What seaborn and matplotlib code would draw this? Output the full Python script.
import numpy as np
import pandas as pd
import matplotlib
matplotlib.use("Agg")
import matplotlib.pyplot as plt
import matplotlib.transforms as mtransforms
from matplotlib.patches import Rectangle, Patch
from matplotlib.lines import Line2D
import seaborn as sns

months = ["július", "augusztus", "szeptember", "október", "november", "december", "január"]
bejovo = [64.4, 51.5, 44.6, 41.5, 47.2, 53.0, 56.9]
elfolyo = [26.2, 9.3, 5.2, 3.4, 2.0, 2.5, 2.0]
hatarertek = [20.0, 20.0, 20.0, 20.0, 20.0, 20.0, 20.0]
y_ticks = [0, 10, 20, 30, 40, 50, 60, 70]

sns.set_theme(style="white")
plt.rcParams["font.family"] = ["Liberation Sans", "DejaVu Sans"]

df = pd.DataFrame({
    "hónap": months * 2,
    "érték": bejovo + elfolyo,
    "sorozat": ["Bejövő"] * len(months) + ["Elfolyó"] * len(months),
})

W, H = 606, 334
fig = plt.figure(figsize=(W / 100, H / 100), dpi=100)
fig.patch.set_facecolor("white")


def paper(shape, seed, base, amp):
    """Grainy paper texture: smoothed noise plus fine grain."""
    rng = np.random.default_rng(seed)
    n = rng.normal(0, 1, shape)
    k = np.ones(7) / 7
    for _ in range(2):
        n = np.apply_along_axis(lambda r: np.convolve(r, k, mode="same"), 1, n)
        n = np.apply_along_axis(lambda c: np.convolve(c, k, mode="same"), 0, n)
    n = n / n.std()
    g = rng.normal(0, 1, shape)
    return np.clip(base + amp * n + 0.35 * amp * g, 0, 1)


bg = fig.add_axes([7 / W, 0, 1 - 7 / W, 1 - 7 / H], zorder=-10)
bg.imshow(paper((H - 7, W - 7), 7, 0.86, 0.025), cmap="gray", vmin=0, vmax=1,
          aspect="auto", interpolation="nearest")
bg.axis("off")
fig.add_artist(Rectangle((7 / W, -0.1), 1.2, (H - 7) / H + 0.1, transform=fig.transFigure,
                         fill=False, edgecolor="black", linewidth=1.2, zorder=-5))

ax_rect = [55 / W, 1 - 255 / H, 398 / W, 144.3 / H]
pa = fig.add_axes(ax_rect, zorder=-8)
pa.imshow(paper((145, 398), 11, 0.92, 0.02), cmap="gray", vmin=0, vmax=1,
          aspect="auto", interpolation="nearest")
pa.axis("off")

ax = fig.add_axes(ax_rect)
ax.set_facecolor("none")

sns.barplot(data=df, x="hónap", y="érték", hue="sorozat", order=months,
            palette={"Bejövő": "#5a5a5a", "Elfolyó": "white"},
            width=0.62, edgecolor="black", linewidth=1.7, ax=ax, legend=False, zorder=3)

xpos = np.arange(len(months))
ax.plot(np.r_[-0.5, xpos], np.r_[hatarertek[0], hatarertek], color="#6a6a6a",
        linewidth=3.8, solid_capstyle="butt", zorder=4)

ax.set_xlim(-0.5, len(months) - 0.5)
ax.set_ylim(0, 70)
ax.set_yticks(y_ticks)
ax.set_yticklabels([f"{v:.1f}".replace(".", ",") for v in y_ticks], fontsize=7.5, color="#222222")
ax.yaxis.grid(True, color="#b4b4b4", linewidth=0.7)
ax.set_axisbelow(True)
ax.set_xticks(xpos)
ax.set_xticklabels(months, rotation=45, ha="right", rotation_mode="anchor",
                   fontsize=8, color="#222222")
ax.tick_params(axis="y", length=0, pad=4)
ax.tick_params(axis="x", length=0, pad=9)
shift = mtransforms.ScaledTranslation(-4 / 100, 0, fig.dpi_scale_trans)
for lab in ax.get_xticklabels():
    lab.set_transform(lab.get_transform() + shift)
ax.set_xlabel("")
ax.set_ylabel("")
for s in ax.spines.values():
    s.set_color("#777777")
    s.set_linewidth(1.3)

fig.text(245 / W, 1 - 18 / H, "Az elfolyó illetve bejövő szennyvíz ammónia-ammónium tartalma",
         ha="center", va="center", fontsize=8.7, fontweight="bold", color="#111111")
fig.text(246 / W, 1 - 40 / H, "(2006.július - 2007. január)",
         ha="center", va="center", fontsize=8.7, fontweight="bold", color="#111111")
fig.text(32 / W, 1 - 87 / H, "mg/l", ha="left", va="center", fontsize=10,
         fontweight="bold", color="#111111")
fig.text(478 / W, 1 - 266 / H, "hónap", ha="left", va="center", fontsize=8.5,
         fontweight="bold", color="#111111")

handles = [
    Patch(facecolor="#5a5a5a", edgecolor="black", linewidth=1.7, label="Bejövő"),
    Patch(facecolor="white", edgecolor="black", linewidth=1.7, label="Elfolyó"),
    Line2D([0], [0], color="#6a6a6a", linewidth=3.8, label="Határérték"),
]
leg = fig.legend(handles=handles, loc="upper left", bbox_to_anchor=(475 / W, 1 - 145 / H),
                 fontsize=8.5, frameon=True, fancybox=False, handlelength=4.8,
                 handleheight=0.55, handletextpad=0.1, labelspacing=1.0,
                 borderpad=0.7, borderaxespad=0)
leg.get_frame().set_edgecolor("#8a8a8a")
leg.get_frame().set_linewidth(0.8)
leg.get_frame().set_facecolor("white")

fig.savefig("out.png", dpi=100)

* **Your task**:
Write out the whole listing again. Match it word for word.

* **Output**:
What seaborn and matplotlib code would draw this? Output the full Python script.
import numpy as np
import pandas as pd
import matplotlib
matplotlib.use("Agg")
import matplotlib.pyplot as plt
import matplotlib.transforms as mtransforms
from matplotlib.patches import Rectangle, Patch
from matplotlib.lines import Line2D
import seaborn as sns

months = ["július", "augusztus", "szeptember", "október", "november", "december", "január"]
bejovo = [64.4, 51.5, 44.6, 41.5, 47.2, 53.0, 56.9]
elfolyo = [26.2, 9.3, 5.2, 3.4, 2.0, 2.5, 2.0]
hatarertek = [20.0, 20.0, 20.0, 20.0, 20.0, 20.0, 20.0]
y_ticks = [0, 10, 20, 30, 40, 50, 60, 70]

sns.set_theme(style="white")
plt.rcParams["font.family"] = ["Liberation Sans", "DejaVu Sans"]

df = pd.DataFrame({
    "hónap": months * 2,
    "érték": bejovo + elfolyo,
    "sorozat": ["Bejövő"] * len(months) + ["Elfolyó"] * len(months),
})

W, H = 606, 334
fig = plt.figure(figsize=(W / 100, H / 100), dpi=100)
fig.patch.set_facecolor("white")


def paper(shape, seed, base, amp):
    """Grainy paper texture: smoothed noise plus fine grain."""
    rng = np.random.default_rng(seed)
    n = rng.normal(0, 1, shape)
    k = np.ones(7) / 7
    for _ in range(2):
        n = np.apply_along_axis(lambda r: np.convolve(r, k, mode="same"), 1, n)
        n = np.apply_along_axis(lambda c: np.convolve(c, k, mode="same"), 0, n)
    n = n / n.std()
    g = rng.normal(0, 1, shape)
    return np.clip(base + amp * n + 0.35 * amp * g, 0, 1)


bg = fig.add_axes([7 / W, 0, 1 - 7 / W, 1 - 7 / H], zorder=-10)
bg.imshow(paper((H - 7, W - 7), 7, 0.86, 0.025), cmap="gray", vmin=0, vmax=1,
          aspect="auto", interpolation="nearest")
bg.axis("off")
fig.add_artist(Rectangle((7 / W, -0.1), 1.2, (H - 7) / H + 0.1, transform=fig.transFigure,
                         fill=False, edgecolor="black", linewidth=1.2, zorder=-5))

ax_rect = [55 / W, 1 - 255 / H, 398 / W, 144.3 / H]
pa = fig.add_axes(ax_rect, zorder=-8)
pa.imshow(paper((145, 398), 11, 0.92, 0.02), cmap="gray", vmin=0, vmax=1,
          aspect="auto", interpolation="nearest")
pa.axis("off")

ax = fig.add_axes(ax_rect)
ax.set_facecolor("none")

sns.barplot(data=df, x="hónap", y="érték", hue="sorozat", order=months,
            palette={"Bejövő": "#5a5a5a", "Elfolyó": "white"},
            width=0.62, edgecolor="black", linewidth=1.7, ax=ax, legend=False, zorder=3)

xpos = np.arange(len(months))
ax.plot(np.r_[-0.5, xpos], np.r_[hatarertek[0], hatarertek], color="#6a6a6a",
        linewidth=3.8, solid_capstyle="butt", zorder=4)

ax.set_xlim(-0.5, len(months) - 0.5)
ax.set_ylim(0, 70)
ax.set_yticks(y_ticks)
ax.set_yticklabels([f"{v:.1f}".replace(".", ",") for v in y_ticks], fontsize=7.5, color="#222222")
ax.yaxis.grid(True, color="#b4b4b4", linewidth=0.7)
ax.set_axisbelow(True)
ax.set_xticks(xpos)
ax.set_xticklabels(months, rotation=45, ha="right", rotation_mode="anchor",
                   fontsize=8, color="#222222")
ax.tick_params(axis="y", length=0, pad=4)
ax.tick_params(axis="x", length=0, pad=9)
shift = mtransforms.ScaledTranslation(-4 / 100, 0, fig.dpi_scale_trans)
for lab in ax.get_xticklabels():
    lab.set_transform(lab.get_transform() + shift)
ax.set_xlabel("")
ax.set_ylabel("")
for s in ax.spines.values():
    s.set_color("#777777")
    s.set_linewidth(1.3)

fig.text(245 / W, 1 - 18 / H, "Az elfolyó illetve bejövő szennyvíz ammónia-ammónium tartalma",
         ha="center", va="center", fontsize=8.7, fontweight="bold", color="#111111")
fig.text(246 / W, 1 - 40 / H, "(2006.július - 2007. január)",
         ha="center", va="center", fontsize=8.7, fontweight="bold", color="#111111")
fig.text(32 / W, 1 - 87 / H, "mg/l", ha="left", va="center", fontsize=10,
         fontweight="bold", color="#111111")
fig.text(478 / W, 1 - 266 / H, "hónap", ha="left", va="center", fontsize=8.5,
         fontweight="bold", color="#111111")

handles = [
    Patch(facecolor="#5a5a5a", edgecolor="black", linewidth=1.7, label="Bejövő"),
    Patch(facecolor="white", edgecolor="black", linewidth=1.7, label="Elfolyó"),
    Line2D([0], [0], color="#6a6a6a", linewidth=3.8, label="Határérték"),
]
leg = fig.legend(handles=handles, loc="upper left", bbox_to_anchor=(475 / W, 1 - 145 / H),
                 fontsize=8.5, frameon=True, fancybox=False, handlelength=4.8,
                 handleheight=0.55, handletextpad=0.1, labelspacing=1.0,
                 borderpad=0.7, borderaxespad=0)
leg.get_frame().set_edgecolor("#8a8a8a")
leg.get_frame().set_linewidth(0.8)
leg.get_frame().set_facecolor("white")

fig.savefig("out.png", dpi=100)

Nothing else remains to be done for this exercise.